Foreign press: Hamas didn't censor us in Gaza, they were nowhere to be found
On Wednesday night Benjamin Netanyahu briefed the foreign press, summing up four weeks of warfare in Gaza. “Now that the members of the press are leaving Gaza and are no longer subjected to Hamas restrictions and intimidation,” he said,” I expect we will see even more documentation of Hamas terrorists hiding behind the civilian population, exploiting civilian targets. I think it’s very important for the truth to come out.”
The prime minister’s voice betrayed no rancor but his words masked a deep frustration in his office over what one adviser called “a conspiracy of silence” by the foreign correspondents reporting from Gaza for the past month. “They have remained silent over how no one digs too deep into the Hamas side or into how they use civilians as human shields,” the adviser said. “That’s how they get an opportunity to cover Gaza, and it creates an imbalanced picture, which is bad for Israel. We should be trying to expose that.”
Netanyahu’s expectations have yet to be fulfilled. Of the 710 foreign journalists who crossed into Gaza during Operation Protective Edge, only a handful have claimed they were intimidated by Hamas or produced hitherto unpublished footage of rockets being fired from civilian areas, such as the pictures filmed by Indian channel NDTV, which were shown at the Netanyahu briefing. Maybe such footage will still emerge —
all the foreign correspondents interviewed for this piece insisted that it doesn’t exist, and not because they wouldn’t have liked to obtain such pictures.“It’s a phony controversy,” said one reporter who spent three weeks in Gaza and, like most who were interviewed, asked to remain anonymous. “This is a post-facto attempt to claim the media’s biased and Netanyahu [is] therefore infallibly right."
Elusive Rockets
But how could Hamas and other Palestinian organizations launch 2,657 rockets and mortar shells from Gaza, Israeli officials ask, and only NDTV reporter Sreenivasan Jain captured a launcher on film? Foreign Ministry spokesman Yigal Palmor says he can’t believe “
how veteran war photographers couldn’t capture even one launch team, a single Hamas fighter on a barricade, the kind of exclusive photo they routinely risk their neck for.”“What nonsense,” says one senior correspondent based in Israel. “The fact that NDTV succeeded proves nothing; it was an almost unbelievable opportunity. There are places which are just too dangerous and a photographer has to first protect himself.”
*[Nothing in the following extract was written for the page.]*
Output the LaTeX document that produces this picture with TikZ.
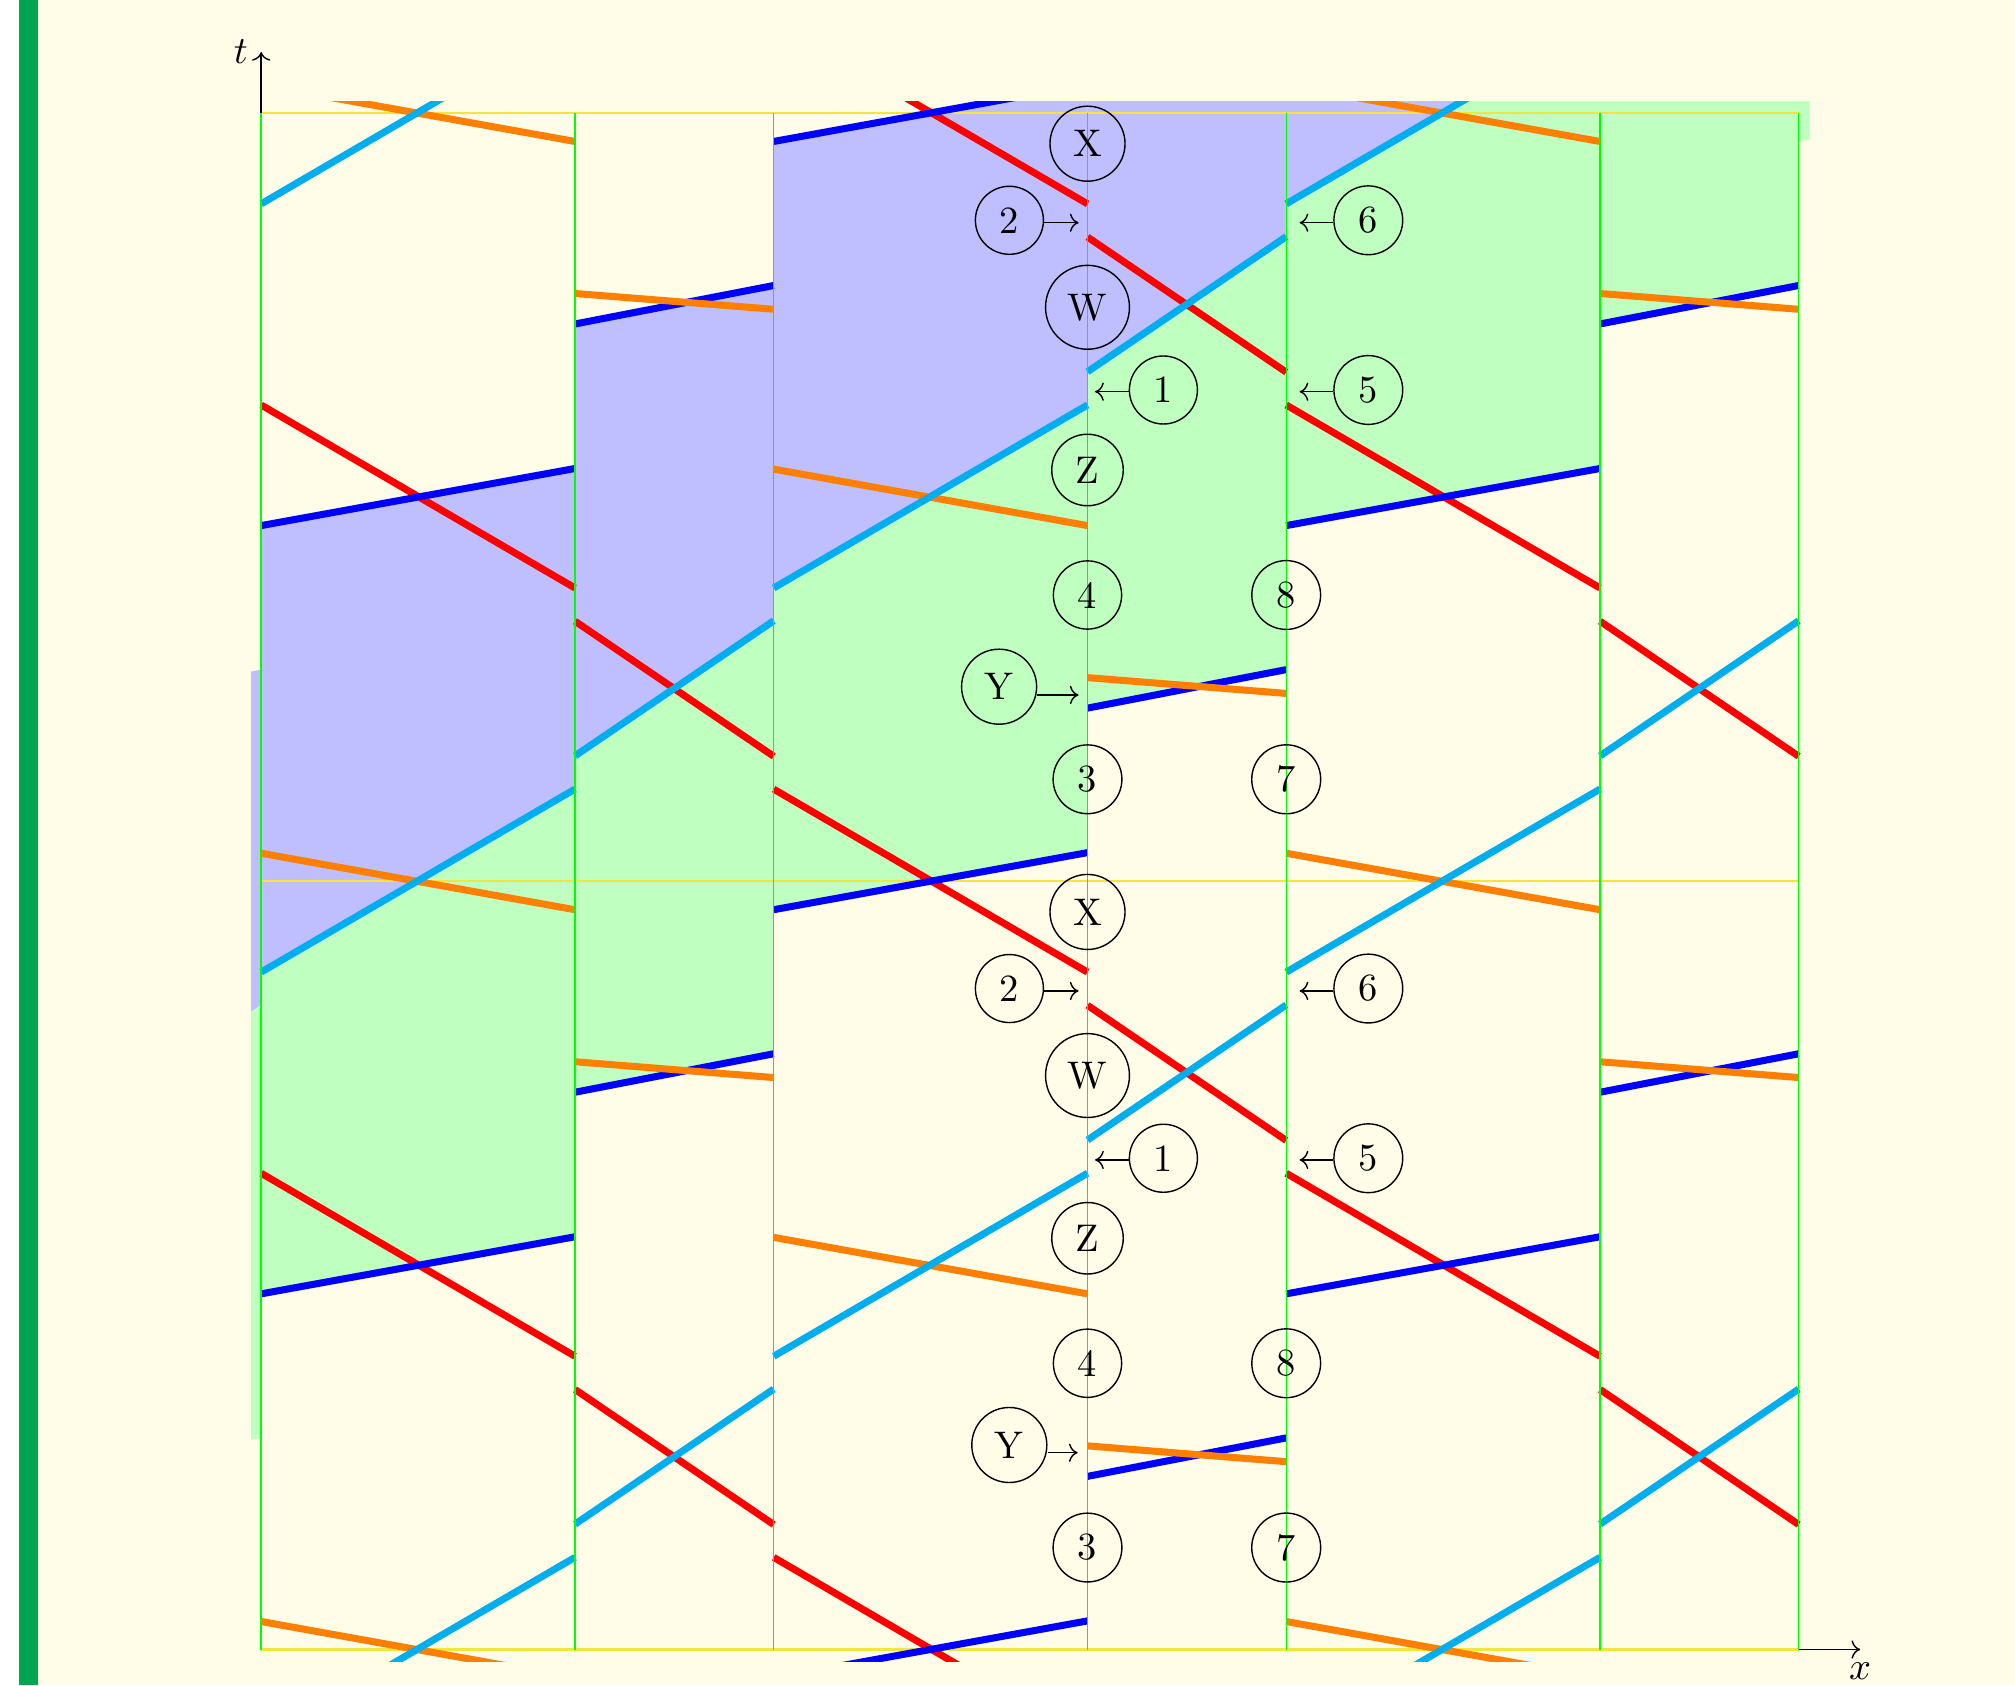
\documentclass[tikz,border=0pt,11pt]{standalone}
\usepackage{xcolor}
\usepackage{tikz}
\usetikzlibrary{positioning,arrows.meta,calc}
\definecolor{slidebg}{HTML}{FFFCE8}
\definecolor{sidebar}{HTML}{00A550}
\definecolor{skyline}{HTML}{00AEEF}
\definecolor{gridyellow}{HTML}{F2E63C}

\begin{document}
\begin{tikzpicture}[x=1cm, y=1cm,
  lbl/.style={circle, draw},
  ray/.style={line width=2pt}]
\useasboundingbox (-2.612,-0.355) rectangle (17.538,16.495);
% slide
\fill[white] (-2.612,-0.355) rectangle (-2.422,16.495);
\fill[sidebar] (-2.422,-0.355) rectangle (-2.235,16.495);
\fill[slidebg] (-2.235,-0.355) rectangle (17.538,16.495);
% shaded band, cell by cell
\begin{scope}
\clip (-0.1,-0.12) rectangle (15.485,15.478);
\foreach \k in {-1,0,1,2,3} {
  \begin{scope}[shift={({\k*5.125},{\k*3.84125})}]
    \fill[blue!25] (0,11.239) -- (3.138,11.81) -- (3.138,8.604) -- (0,6.774) -- cycle;
    \fill[blue!25] (3.138,13.255) -- (5.125,13.64) -- (5.125,10.287) -- (3.138,8.936) -- cycle;
    \fill[green!25] (0,6.774) -- (3.138,8.604) -- (3.138,4.1275) -- (0,3.5565) -- cycle;
    \fill[green!25] (3.138,8.936) -- (5.125,10.287) -- (5.125,5.9575) -- (3.138,5.5725) -- cycle;
  \end{scope}
}
\end{scope}
% periods
\foreach \y in {0,7.6825,15.365}
  \draw[gridyellow, line width=0.6pt] (0,\y) -- (15.375,\y);
% rays
\begin{scope}
\clip (-1,-0.12) rectangle (16.5,15.478);
\foreach \col/\ta/\tb/\tc/\td in {red/12.445/10.615/10.283/8.932, blue/11.239/11.81/13.255/13.64, orange/15.645/15.08/13.56/13.402, skyline/6.774/8.604/8.936/10.287}
  \foreach \k in {0,1,2}
    \foreach \p in {-3,...,1}
      \draw[ray, color=\col, shift={({\k*5.125},{\k*3.84125+\p*7.6825})}] (0,\ta) -- (3.138,\tb) (3.138,\tc) -- (5.125,\td);
\end{scope}
% interfaces
\foreach \x in {0,3.138,5.125,8.263,10.25,13.388,15.375}
  \draw[green] (\x,0) -- (\x,15.365);
% axes
\coordinate (otop) at (0,15.365);
\coordinate (ttip) at (0,15.975);
\coordinate (oright) at (15.375,0);
\coordinate (xtip) at (15.99,0);
\draw[->] (otop) -- (ttip);
\draw[->] (oright) -- (xtip);
\node[left] (tlab) at (ttip) {$t$};
\node[below] (xlab) at (xtip) {$x$};
% labels, one set per period
\foreach \p/\s in {a/0,b/7.6825} {
  \node[lbl] (X\p) at (8.263,{15.058-\s}) {X};
  \node[lbl] (W\p) at (8.263,{13.422-\s}) {W};
  \node[lbl] (Z\p) at (8.263,{11.795-\s}) {Z};
  \node[lbl] (n4\p) at (8.263,{10.545-\s}) {4};
  \node[lbl] (n8\p) at (10.25,{10.545-\s}) {8};
  \node[lbl] (n3\p) at (8.263,{8.702-\s}) {3};
  \node[lbl] (n7\p) at (10.25,{8.702-\s}) {7};
  \node[lbl] (n2\p) at (7.482,{14.292-\s}) {2};
  \node[lbl] (n6\p) at (11.071,{14.292-\s}) {6};
  \node[lbl] (n1\p) at (9.022,{12.595-\s}) {1};
  \node[lbl] (n5\p) at (11.071,{12.595-\s}) {5};
  \coordinate (j2\p) at (8.174,{14.268-\s});
  \coordinate (j6\p) at (10.384,{14.268-\s});
  \coordinate (j1\p) at (8.339,{12.578-\s});
  \coordinate (j5\p) at (10.384,{12.578-\s});
  \draw[->] (n2\p.east |- j2\p) -- (j2\p);
  \draw[->] (n6\p.west |- j6\p) -- (j6\p);
  \draw[->] (n1\p.west |- j1\p) -- (j1\p);
  \draw[->] (n5\p.west |- j5\p) -- (j5\p);
}
\node[lbl] (Ya) at (7.379,9.628) {Y};
\node[lbl] (Yb) at (7.481,2.045) {Y};
\coordinate (jYa) at (8.174,9.545);
\coordinate (jYb) at (8.165,1.968);
\draw[->] (Ya.east |- jYa) -- (jYa);
\draw[->] (Yb.east |- jYb) -- (jYb);
\end{tikzpicture}
\end{document}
“I didn’t see a rocket at point of launch,” says one European photographer who left Gaza a few days ago, “but I did see a lot in the air, and those pictures were published. If I had a chance I would have photographed launchers, but they were well hidden. Israel, with all its sensors and drones, didn’t find them all.”
“You couldn’t tell exactly where a rocket was being launched from,” says an American reporter. ”Often they were hundreds of yards away, although you could hear the launch and see the contrails. We didn’t hesitate to mention the general area in our reports, but that didn’t necessarily add much.”
“There are always some gung-ho photojournalists who would go to any front line, no matter how dangerous,” says Anne Barnard, the New York Times Beirut bureau chief, who spent two weeks reporting from Gaza. “But that requires essentially an informal embed with the militants, to even be able to locate them without getting caught in crossfire on the way. Our team in Gaza noted frequently in stories that Hamas operates in urban areas and from farm fields. We mentioned witnessing specific rocket launches in numerous stories, witnessing the rocket going up from some distance away, that is. But in two weeks I never saw a rocket crew; for obvious reasons, to avoid getting a hit by Israeli strikes, they try not to be seen.”
Missing in Action
The elusive rocket launchers are only one detail in the Israeli criticism. Where were the Hamas attackers throughout the operation? Why are pictures of uniformed and armed fighters totally absent from the coverage?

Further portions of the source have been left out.